> [Objective]
Write out all of the data exactly as it appears.

* * * * *

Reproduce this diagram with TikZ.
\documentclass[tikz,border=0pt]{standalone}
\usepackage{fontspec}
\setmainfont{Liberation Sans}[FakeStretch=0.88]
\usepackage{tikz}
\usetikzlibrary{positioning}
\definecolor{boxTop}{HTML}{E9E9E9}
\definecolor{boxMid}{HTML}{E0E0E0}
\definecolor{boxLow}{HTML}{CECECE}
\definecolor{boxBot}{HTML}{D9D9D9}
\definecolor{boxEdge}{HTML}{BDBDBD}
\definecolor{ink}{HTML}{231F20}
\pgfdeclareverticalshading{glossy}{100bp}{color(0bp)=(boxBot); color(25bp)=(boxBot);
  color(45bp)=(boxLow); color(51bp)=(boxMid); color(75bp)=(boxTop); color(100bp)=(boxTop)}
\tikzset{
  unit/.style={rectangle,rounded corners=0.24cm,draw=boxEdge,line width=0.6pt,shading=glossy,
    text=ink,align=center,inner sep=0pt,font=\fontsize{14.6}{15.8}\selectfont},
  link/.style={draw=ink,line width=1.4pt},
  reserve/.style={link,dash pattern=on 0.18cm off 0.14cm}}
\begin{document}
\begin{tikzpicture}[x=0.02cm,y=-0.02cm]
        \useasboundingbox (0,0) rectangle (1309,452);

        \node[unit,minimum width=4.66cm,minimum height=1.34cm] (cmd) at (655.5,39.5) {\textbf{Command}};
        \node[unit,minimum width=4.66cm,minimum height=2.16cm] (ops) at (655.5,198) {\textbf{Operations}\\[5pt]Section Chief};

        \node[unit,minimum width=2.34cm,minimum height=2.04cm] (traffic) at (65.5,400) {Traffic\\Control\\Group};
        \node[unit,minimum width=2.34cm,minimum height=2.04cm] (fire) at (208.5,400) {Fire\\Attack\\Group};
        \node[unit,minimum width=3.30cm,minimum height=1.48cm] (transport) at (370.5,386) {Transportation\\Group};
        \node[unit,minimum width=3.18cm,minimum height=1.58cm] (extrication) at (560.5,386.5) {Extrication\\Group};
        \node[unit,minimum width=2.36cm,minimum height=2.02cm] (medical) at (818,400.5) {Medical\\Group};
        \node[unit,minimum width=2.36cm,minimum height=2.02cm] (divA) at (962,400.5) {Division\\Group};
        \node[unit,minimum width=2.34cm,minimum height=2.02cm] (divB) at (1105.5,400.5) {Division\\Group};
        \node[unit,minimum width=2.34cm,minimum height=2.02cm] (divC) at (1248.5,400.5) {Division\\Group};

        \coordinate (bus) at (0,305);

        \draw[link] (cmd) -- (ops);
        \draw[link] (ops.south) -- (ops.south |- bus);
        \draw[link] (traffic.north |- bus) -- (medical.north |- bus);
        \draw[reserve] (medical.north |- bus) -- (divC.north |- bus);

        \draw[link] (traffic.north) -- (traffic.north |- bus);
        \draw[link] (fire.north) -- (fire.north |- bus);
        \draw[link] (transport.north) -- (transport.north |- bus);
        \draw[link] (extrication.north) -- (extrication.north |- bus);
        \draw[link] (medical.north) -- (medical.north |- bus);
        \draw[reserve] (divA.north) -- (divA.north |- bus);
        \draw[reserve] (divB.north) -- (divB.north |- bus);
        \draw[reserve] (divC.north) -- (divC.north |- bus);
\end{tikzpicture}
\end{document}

* * * * *

> [Complete answer]
Reproduce this diagram with TikZ.
\documentclass[tikz,border=0pt]{standalone}
\usepackage{fontspec}
\setmainfont{Liberation Sans}[FakeStretch=0.88]
\usepackage{tikz}
\usetikzlibrary{positioning}
\definecolor{boxTop}{HTML}{E9E9E9}
\definecolor{boxMid}{HTML}{E0E0E0}
\definecolor{boxLow}{HTML}{CECECE}
\definecolor{boxBot}{HTML}{D9D9D9}
\definecolor{boxEdge}{HTML}{BDBDBD}
\definecolor{ink}{HTML}{231F20}
\pgfdeclareverticalshading{glossy}{100bp}{color(0bp)=(boxBot); color(25bp)=(boxBot);
  color(45bp)=(boxLow); color(51bp)=(boxMid); color(75bp)=(boxTop); color(100bp)=(boxTop)}
\tikzset{
  unit/.style={rectangle,rounded corners=0.24cm,draw=boxEdge,line width=0.6pt,shading=glossy,
    text=ink,align=center,inner sep=0pt,font=\fontsize{14.6}{15.8}\selectfont},
  link/.style={draw=ink,line width=1.4pt},
  reserve/.style={link,dash pattern=on 0.18cm off 0.14cm}}
\begin{document}
\begin{tikzpicture}[x=0.02cm,y=-0.02cm]
        \useasboundingbox (0,0) rectangle (1309,452);

        \node[unit,minimum width=4.66cm,minimum height=1.34cm] (cmd) at (655.5,39.5) {\textbf{Command}};
        \node[unit,minimum width=4.66cm,minimum height=2.16cm] (ops) at (655.5,198) {\textbf{Operations}\\[5pt]Section Chief};

        \node[unit,minimum width=2.34cm,minimum height=2.04cm] (traffic) at (65.5,400) {Traffic\\Control\\Group};
        \node[unit,minimum width=2.34cm,minimum height=2.04cm] (fire) at (208.5,400) {Fire\\Attack\\Group};
        \node[unit,minimum width=3.30cm,minimum height=1.48cm] (transport) at (370.5,386) {Transportation\\Group};
        \node[unit,minimum width=3.18cm,minimum height=1.58cm] (extrication) at (560.5,386.5) {Extrication\\Group};
        \node[unit,minimum width=2.36cm,minimum height=2.02cm] (medical) at (818,400.5) {Medical\\Group};
        \node[unit,minimum width=2.36cm,minimum height=2.02cm] (divA) at (962,400.5) {Division\\Group};
        \node[unit,minimum width=2.34cm,minimum height=2.02cm] (divB) at (1105.5,400.5) {Division\\Group};
        \node[unit,minimum width=2.34cm,minimum height=2.02cm] (divC) at (1248.5,400.5) {Division\\Group};

        \coordinate (bus) at (0,305);

        \draw[link] (cmd) -- (ops);
        \draw[link] (ops.south) -- (ops.south |- bus);
        \draw[link] (traffic.north |- bus) -- (medical.north |- bus);
        \draw[reserve] (medical.north |- bus) -- (divC.north |- bus);

        \draw[link] (traffic.north) -- (traffic.north |- bus);
        \draw[link] (fire.north) -- (fire.north |- bus);
        \draw[link] (transport.north) -- (transport.north |- bus);
        \draw[link] (extrication.north) -- (extrication.north |- bus);
        \draw[link] (medical.north) -- (medical.north |- bus);
        \draw[reserve] (divA.north) -- (divA.north |- bus);
        \draw[reserve] (divB.north) -- (divB.north |- bus);
        \draw[reserve] (divC.north) -- (divC.north |- bus);
\end{tikzpicture}
\end{document}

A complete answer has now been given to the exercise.